What’s the difference and which method should you implement?
‘Twas a year of shifts in the PR and media industry, and all throughout the industry, we met a wave of influencers, and realized a massive change was near.
And yes, it seems like all PR professionals have been singing this song for the past 3-5 years, but we say that this recent shift is the most seismic yet.
We all know that depending on your goals, selling channels, and industry, your public relations efforts typically span a variety of strategies. But there are two terms that tend to come up during any discussion of public relations strategy: traditional VS nontraditional.
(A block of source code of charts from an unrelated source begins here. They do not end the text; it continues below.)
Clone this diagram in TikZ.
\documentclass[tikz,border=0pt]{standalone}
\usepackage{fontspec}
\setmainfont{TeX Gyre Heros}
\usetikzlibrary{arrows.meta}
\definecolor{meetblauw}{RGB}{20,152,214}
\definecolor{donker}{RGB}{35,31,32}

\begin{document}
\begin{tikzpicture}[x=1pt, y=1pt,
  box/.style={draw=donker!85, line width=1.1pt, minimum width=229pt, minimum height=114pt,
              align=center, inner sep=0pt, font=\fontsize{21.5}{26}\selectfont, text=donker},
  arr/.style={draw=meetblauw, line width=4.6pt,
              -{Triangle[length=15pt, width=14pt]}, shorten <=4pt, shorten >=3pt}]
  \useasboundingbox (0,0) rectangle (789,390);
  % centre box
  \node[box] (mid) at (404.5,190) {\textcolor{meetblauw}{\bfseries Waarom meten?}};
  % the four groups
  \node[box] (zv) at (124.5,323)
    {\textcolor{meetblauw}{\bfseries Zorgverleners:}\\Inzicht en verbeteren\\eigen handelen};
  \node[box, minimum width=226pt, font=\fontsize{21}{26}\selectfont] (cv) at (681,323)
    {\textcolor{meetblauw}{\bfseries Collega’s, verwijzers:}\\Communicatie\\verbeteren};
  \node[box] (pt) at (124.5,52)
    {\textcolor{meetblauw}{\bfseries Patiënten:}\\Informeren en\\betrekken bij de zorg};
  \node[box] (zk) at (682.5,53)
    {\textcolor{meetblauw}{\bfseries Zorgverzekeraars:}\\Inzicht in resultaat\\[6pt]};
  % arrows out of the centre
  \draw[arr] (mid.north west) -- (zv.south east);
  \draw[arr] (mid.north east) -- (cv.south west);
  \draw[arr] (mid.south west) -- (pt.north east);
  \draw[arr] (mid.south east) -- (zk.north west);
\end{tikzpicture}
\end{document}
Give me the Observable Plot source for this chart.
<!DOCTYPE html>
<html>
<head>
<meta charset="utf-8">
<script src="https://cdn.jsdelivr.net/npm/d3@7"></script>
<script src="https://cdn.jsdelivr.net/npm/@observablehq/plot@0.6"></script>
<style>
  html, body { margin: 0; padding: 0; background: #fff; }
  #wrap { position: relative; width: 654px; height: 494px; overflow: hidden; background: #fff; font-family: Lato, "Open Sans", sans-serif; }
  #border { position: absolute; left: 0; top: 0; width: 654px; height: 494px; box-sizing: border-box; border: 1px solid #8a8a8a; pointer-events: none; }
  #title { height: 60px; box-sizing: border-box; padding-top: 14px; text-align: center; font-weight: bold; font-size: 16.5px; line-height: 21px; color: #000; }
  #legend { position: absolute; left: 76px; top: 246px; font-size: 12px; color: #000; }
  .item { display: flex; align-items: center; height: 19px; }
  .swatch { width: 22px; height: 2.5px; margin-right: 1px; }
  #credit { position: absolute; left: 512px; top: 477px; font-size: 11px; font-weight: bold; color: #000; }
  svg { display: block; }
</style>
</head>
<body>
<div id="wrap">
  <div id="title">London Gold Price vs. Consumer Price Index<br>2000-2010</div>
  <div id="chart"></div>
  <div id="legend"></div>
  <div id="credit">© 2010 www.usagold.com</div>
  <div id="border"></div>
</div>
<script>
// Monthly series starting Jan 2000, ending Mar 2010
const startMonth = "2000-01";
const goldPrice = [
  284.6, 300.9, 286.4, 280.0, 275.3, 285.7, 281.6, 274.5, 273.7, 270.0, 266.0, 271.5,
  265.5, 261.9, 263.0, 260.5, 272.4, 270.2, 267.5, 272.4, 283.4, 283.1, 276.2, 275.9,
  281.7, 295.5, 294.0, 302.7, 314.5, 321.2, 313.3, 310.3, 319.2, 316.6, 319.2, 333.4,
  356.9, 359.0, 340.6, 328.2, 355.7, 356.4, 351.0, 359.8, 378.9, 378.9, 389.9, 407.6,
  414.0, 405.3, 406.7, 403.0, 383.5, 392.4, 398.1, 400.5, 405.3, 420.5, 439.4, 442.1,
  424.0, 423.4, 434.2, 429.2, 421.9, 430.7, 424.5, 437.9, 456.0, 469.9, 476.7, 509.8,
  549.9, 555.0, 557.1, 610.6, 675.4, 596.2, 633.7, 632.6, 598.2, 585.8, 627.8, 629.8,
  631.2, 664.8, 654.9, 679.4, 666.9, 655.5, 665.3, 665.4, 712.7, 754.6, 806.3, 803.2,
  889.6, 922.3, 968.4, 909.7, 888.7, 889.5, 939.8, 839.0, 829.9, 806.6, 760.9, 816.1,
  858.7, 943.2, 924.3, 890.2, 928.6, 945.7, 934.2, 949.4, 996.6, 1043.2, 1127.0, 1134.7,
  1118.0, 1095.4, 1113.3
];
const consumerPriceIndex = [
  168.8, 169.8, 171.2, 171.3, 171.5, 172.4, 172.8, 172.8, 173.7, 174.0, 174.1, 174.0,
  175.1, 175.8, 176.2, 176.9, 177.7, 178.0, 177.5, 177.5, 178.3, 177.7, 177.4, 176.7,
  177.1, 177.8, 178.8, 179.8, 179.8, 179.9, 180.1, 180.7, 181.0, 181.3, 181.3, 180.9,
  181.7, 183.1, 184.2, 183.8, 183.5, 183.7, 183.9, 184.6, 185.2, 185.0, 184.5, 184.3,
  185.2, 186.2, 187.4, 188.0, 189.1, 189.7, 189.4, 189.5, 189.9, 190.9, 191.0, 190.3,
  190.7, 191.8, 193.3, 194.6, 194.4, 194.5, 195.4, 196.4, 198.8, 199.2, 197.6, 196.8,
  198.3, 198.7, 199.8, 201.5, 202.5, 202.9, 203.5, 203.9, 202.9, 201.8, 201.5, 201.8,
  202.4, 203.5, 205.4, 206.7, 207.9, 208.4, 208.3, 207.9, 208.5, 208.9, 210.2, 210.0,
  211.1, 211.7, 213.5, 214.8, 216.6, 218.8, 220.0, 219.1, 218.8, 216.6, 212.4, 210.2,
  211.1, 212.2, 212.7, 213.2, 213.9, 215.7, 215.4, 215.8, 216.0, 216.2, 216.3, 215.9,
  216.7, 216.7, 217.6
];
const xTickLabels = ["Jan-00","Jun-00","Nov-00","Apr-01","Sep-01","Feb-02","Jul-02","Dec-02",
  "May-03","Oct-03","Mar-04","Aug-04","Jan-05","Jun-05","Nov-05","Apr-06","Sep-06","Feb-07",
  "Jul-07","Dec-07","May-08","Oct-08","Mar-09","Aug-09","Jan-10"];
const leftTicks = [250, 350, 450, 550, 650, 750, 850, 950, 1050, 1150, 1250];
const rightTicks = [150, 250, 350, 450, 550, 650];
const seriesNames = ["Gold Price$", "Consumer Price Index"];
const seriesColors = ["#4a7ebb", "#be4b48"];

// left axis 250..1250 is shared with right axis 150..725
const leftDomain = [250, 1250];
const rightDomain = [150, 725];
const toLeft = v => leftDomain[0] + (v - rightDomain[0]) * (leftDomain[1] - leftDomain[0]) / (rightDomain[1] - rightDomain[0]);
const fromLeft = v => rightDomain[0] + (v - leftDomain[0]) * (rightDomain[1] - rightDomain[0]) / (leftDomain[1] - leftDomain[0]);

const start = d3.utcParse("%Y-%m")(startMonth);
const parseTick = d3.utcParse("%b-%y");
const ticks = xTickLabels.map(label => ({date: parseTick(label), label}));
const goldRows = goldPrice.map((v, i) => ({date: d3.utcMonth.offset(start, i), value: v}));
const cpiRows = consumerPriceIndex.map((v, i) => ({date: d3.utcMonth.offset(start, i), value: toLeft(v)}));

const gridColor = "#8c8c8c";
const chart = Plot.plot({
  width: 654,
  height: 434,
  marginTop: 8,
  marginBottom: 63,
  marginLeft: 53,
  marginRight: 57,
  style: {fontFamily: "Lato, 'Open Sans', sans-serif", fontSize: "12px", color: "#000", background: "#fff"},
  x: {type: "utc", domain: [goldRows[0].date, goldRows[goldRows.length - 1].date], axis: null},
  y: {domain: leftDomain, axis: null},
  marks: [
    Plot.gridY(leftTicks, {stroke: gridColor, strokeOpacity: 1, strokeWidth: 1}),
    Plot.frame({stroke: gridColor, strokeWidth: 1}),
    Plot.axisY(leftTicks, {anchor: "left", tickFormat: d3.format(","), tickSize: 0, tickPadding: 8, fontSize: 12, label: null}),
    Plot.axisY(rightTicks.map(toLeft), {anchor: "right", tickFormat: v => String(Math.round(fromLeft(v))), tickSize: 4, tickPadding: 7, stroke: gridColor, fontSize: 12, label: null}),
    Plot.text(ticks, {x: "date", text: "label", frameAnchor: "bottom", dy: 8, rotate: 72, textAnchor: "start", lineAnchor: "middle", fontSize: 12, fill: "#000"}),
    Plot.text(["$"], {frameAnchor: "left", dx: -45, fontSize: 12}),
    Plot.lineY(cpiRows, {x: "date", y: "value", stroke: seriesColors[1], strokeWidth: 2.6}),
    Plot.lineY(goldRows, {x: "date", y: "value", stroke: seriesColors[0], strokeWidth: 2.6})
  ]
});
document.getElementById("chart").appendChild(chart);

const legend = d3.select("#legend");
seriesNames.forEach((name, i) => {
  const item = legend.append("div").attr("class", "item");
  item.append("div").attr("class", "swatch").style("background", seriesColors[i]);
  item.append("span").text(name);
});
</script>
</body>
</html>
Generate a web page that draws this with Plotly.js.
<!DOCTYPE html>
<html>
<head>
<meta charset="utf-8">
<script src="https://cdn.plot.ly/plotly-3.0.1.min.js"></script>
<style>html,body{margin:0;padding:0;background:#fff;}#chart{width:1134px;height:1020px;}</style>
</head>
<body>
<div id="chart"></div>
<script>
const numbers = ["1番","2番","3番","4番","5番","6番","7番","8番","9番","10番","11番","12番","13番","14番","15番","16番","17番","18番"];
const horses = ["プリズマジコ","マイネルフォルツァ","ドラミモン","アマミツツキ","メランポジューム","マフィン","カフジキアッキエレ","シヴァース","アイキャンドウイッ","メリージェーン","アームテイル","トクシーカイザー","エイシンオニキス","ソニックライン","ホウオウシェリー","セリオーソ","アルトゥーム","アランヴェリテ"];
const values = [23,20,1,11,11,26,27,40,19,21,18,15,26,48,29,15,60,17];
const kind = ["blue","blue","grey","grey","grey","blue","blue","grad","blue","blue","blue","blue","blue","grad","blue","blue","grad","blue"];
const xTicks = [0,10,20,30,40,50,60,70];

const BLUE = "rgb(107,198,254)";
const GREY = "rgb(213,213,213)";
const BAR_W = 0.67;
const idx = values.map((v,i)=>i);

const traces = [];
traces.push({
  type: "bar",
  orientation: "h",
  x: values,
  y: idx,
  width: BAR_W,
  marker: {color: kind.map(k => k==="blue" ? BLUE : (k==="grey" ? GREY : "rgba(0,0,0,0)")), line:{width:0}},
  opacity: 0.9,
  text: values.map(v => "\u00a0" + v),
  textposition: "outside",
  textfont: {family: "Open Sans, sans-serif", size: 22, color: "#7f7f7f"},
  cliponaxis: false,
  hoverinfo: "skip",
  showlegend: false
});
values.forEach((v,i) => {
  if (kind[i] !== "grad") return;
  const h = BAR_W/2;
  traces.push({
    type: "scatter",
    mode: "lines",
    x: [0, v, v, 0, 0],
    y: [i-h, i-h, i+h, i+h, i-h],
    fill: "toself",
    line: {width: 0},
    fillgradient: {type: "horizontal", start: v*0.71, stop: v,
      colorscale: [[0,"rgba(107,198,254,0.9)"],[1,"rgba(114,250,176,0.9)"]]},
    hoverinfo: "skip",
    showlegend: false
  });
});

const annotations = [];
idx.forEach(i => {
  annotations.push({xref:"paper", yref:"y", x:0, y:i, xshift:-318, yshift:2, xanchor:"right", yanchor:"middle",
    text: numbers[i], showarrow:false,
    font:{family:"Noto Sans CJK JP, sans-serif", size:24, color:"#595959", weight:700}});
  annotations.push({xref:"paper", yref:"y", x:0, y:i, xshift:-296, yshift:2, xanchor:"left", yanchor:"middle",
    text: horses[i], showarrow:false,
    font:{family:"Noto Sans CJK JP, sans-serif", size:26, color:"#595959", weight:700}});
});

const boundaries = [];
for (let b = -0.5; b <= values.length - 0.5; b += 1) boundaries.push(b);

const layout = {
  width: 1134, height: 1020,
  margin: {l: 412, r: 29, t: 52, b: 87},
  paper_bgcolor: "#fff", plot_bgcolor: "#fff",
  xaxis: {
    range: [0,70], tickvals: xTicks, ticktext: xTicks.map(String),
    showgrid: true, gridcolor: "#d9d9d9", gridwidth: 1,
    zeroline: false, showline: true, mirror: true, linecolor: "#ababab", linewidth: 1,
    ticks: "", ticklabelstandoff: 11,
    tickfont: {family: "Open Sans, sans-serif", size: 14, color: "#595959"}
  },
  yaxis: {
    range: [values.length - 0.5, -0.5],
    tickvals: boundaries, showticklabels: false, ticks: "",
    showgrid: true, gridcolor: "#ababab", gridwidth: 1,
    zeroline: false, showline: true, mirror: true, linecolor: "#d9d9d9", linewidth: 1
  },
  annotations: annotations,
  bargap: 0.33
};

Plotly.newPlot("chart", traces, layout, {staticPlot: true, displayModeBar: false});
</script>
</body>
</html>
But what does “traditional” and “nontraditional” even mean in a world of ever-evolving digital media?
To define these terms, we’re going to go through a few traditional and non-traditional examples—and how you can implement both in your overall public relations strategies.
Some might define them as follows: traditional efforts have been around for decades, while nontraditional methods are those that have emerged over the last 2-3 years.
Easy enough? Not quite.
Traditional Public Relations Examples
Examples of traditional public relations include a wide range of tactics:
- Media inclusion in newspaper stories
- Honorable mentions in business journal-style publications
- Radio interviews with top-level CEOs
- Awards recognizing products or individuals
- TV interviews
- Speaking opportunities and engagements
- Magazine product write-ups, gift guide inclusions, brand stories, etc.
Nontraditional Public Relations Examples
Examples of non-traditional public relations tactics include:
- Influencer marketing
- Blog inclusion
- Co-branded partnerships
Reflecting on the fact that 57% of millennials make purchases that are influenced through their social media accounts, it’s not surprising that these tactics are the basis of non-traditional PR.
Of course, there are limits to both. Because of traditional PR’s long lead times, it can take a while before you can produce results. Tracking audience reach is also a little bit more difficult for forms of media like TV and print since their tracking is more of an estimate. That being said, it can be very successful for building brand awareness.
Instead of building relationships, non-traditional PR builds links and influence. You also have the convenience of high-tech tools that help you measure your audience and their engagement with your brand, you just may not have the reach that traditional PR may have.
Now that we’ve got that out of the way, where should you be focusing your efforts? I’d say 9 out of 10 brands need a healthy mix of both. While the millennials and beyond aren’t as engaged with traditional forms of media, you can’t neglect those outlets as primary funnels to drive your consumers to take action. And in the same breath, you can’t just put your products in the face of Instagrammers and expect to hit all of your potential either—there are still quite a few people in every generation that have yet to join the digital world.
Obviously, budgets and manpower set limits on what public relations strategies you can implement. So, if you’re not utilizing all aspects of the PR spectrum, let’s figure out what healthy blend we can incorporate to make your PR efforts soar!
How are you mixing it up with traditional and nontraditional PR?